Panicked by all the prejudices and biases I nourished for years over Naples that now I can’t seem to corroborate in any way – in fact they are literally dissolving as snow under the sun – I decide to take the train back to Naples immediately.
I go downtown. I enter a bar on Via Toledo, that is a stone’s throw from Piazza del Plebiscito. I ask for an orange juice. I observe with suspicion the waiter while he grabs a short glass containing two fingers of orange juice – glass that is there to pick up the drains of the machine for juices – and I expect the rancid swill to end up in my order. But what does he do instead?
He moves the glass to the side and makes the machine squeeze two laps of pure fresh juice into a brand new crystal cup! I am used to the cafes in Piazza della Repubblica in Rome where the waiter gives you his back to cover your vision while he ‘cuts’ with water the half withered orange he serves you instead of the fresh one you ordered. And so, I find myself lost. Totally disoriented. I do not know what stereotype to cling on to anymore. Everyone always told me that the napoletani (Neapolitans) will cheat you for good! Be careful, they will rob you and strip you naked of all your belongings! I was in Naples indeed but it went all right. Not a shoplift I suffered, a petty theft, not even mugged.
Two questions now arise spontaneously: what kind of Neapolitans I met?
The other is: what kind of napoletani do the media always talk about? While returning to Rome I knew what was the right question to ask.

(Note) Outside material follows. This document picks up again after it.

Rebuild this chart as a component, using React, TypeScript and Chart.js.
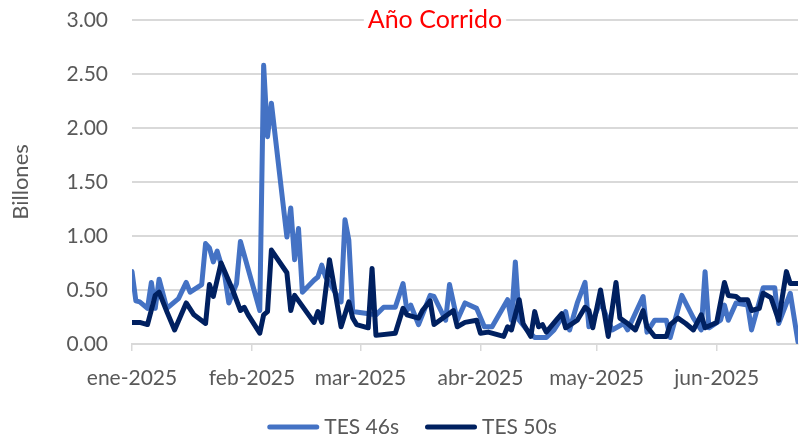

And while I’m at it, I also wanna apologize to the napoletani because for years I went telling that the coastline with the most beautiful sky-line in the world is in Hong Kong. Until I saw the Bay of Naples sitting on the small bus number 140, the bus that goes from Posillipo to Mergellina and then straight up to Vittoria Square. Naples a crime city? … Give me a break! Is all envy, that’all.